First and most importantly I wish to extend my heartfelt condolences to everyone who lost loved ones in Jonestown or in the aftermath of the tragedy, as well as to everyone who lost a part of themselves. There are no words to make your pain go away or to bring back those whom you loved, and I know you’ve had a difficult time getting people to understand and appreciate your struggles. We as researchers want you to know that someone does care. I extend a universal embrace of love, empathy and understanding to you all.
When a researcher gravitates to this particular subject, the most obvious draw is to the events that took place on November 17 and 18, 1978. They read the books, watch the documentaries, and listen to the podcasts, most of which only scratch the surface of what Peoples Temple actually was and why it needed to exist. If they study anything in depth, it is usually Jim Jones. The people themselves go virtually unrecognized. They are seen as mindless drones who followed a man who claimed to be god. Nothing could be further from the truth.
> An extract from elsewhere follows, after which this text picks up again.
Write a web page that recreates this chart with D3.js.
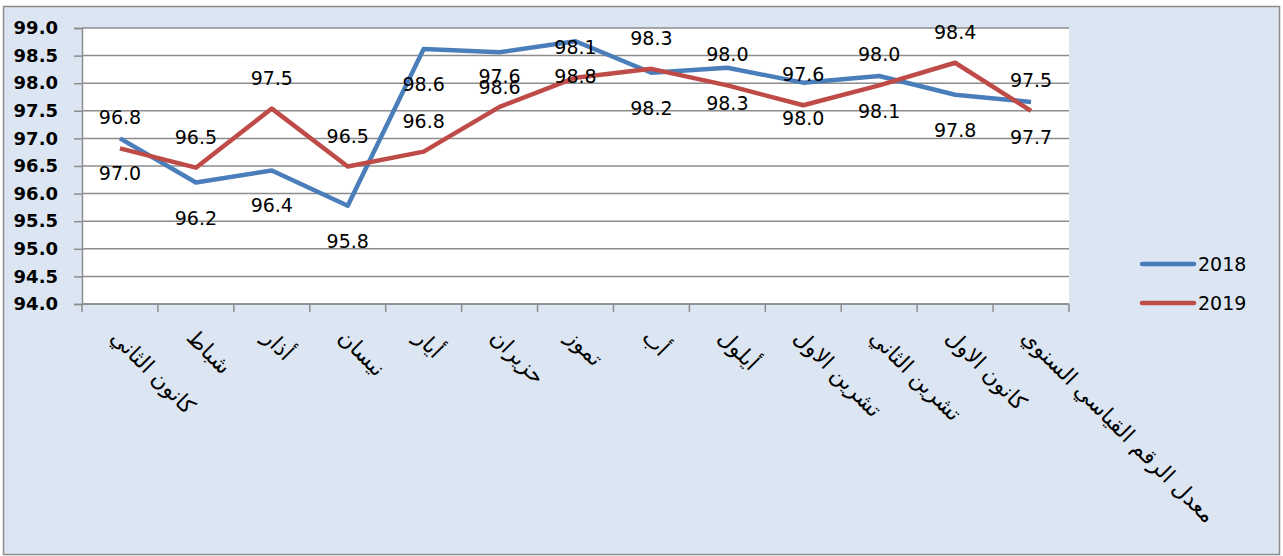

After listening to some of Jones’ earlier sermons, it became very clear to me how people were drawn in. I found myself spellbound, both by the messages and by Jones himself. His charisma, brilliant intellect, perceptiveness and attractiveness soaked directly into my cellular structure like a sponge. I was converted within the first 10 minutes. Then there were the things he said that felt as if he had pulled them right out of my mind. For me it was his attitude on social justice and theological declarations about being responsible for your own circumstances in life. Being your own god, for example, a challenge he reiterated innumerable times, is almost identical to my long held theological beliefs.
The only real question I still have about Jim Jones is one I’m sure many of you have asked yourselves over and over: What might have been, if the leader of Peoples Temple hadn’t had an ego so big it could block out the sun? Because that ego took him – and more than 900 others – where it did, we will never know.
Nevertheless, I’m ashamed to say to you that I became completely enamored by him, even as it left me with a black hole in the pit of my stomach. I was enthralled, terrified and disgusted with myself all at the same time. His likeness and voice settled deep into my subconscious, appearing in dreams to the point where I didn’t want to go to sleep. As I read the recollections of the survivors and former members of the Temple, I started to see parallels to what I was experiencing on a psychological level. I suppressed this feeling, as I felt I was imposing myself on territory where I had no business being.
One evening while evading sleep and – more to the point – the intensely vivid dreams I was having, I found an extremely well done podcast Transmissions From Jonestown that completely altered my perception on a permanent level. Something Rebecca Moore said on one of the episodes – about how we know all this about Jim Jones but nothing about the people – really struck a chord with me.
Some of you were gracious enough to talk with me and share your experiences and perceptions. I began to realize that you were exactly like me in a lot of ways: idealistic, principled, and wanting a world where people could live without being hindered by things like race, sexuality, and economic status.
The more you let me into your world and lives, the more humbled I became. Some of you have gone on in your lives to continue making the world a better place in your own very significant ways. There are former members who do more in a single day than I accomplish in a year. You had every reason to give up on the dream of the world envisioned by Peoples Temple, but instead chose to continue using your moral compass to navigate through your lives. “Impressive” does not even begin to describe it.
I had all but lost faith in my little world before I began my research, probably why I was drawn to the Temple story – and more specifically to Jim Jones – in the first place. Not only have I learned that I would have been just as susceptible to Jones’ magnetism and charisma as everyone else, but getting to know the people has actually made me want to live in this world again. Just knowing you’re all out there being you.
Thank you for sharing, talking and expressing your experiences with us. Because of your fearlessness and candor, the perception of your movement is changing.